The Chrysler didn't have air conditioning. Dad found a thing called a Swamp Cooler and hung it from the back window on the driver's side. It was shaped like a stubby torpedo with a screen on the front and back to allow air to pass through and over a reservoir of water. This action while traveling in a car causes cool air to be formed and piped inside the car.
The Swamp Cooler is not a perfect concept. Several times, when Dad went to pick out the dead bugs one can expect to find in summer, the cooler would spray him with tepid water.
Mom began calling it "Old Facefull."
In Manzanita, Oregon, we stopped at a small motel off the highway. The motel sat in shade from tall cottonwoods along a creek, which the motel operator had widened to create a small swimming hole.
We floated on inner tubes and splashed in the cool stream and felt like we were on vacation.

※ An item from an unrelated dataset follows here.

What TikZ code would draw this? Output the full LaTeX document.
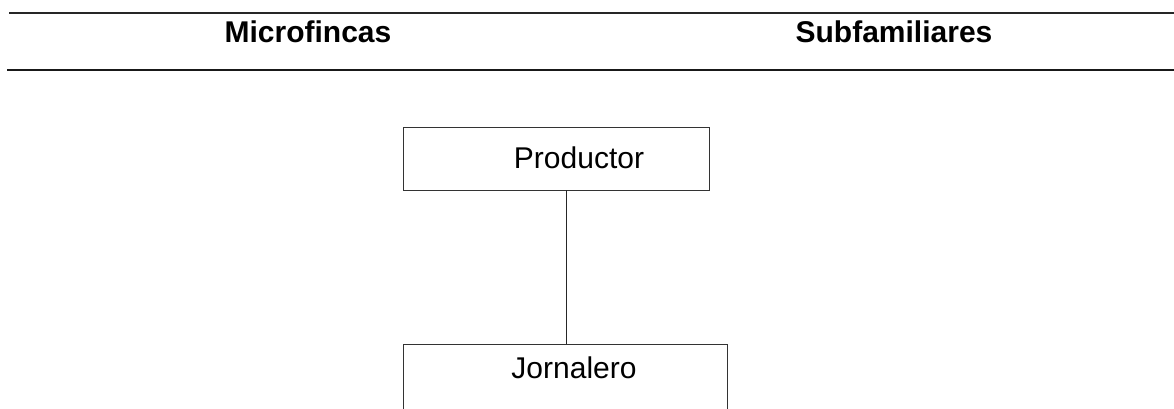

At Disneyland, we looked at the theme exhibits, Erupoean style building and man-made waterways with red and yellow and green bobbing plastic boats.
We bought tickets for the Autopia Ride. Like a modern go-kart track but with slower, cartoonish cars. Mom and I think it was Patrick rode with her in the car in front with me at the wheel. After running the course, which took jew a couple of minutes, we were back at the start. As Mom was getting out of her car, I rammed the back of it, caused her to lurch forward and catch herself. She wasn't hurt.
After a couple of days of Southern California fun, we had to head back to Seattle. Not far outside of Anaheim, wearing our Mickey Mouse ears, we were making aerodynamics experiments by holding our hands out the car window as it sped along the highway.
Then the trailer came loose.
Fascinated by the shapes our hands could make in the wind, we were startled when we saw the trailer run right along side the car. Dad noticed at the same time and let off the gas. The car moved ahead of the slowing trailer, now plowing on the hitch rail into soft sand on the shoulder.
Things are blurry after that. My brother and I found an immense June Bug in the back seat.
Somehow, Dad got the trailer hitch welded to the trailer and we headed home, in a car cooled by air moving over water.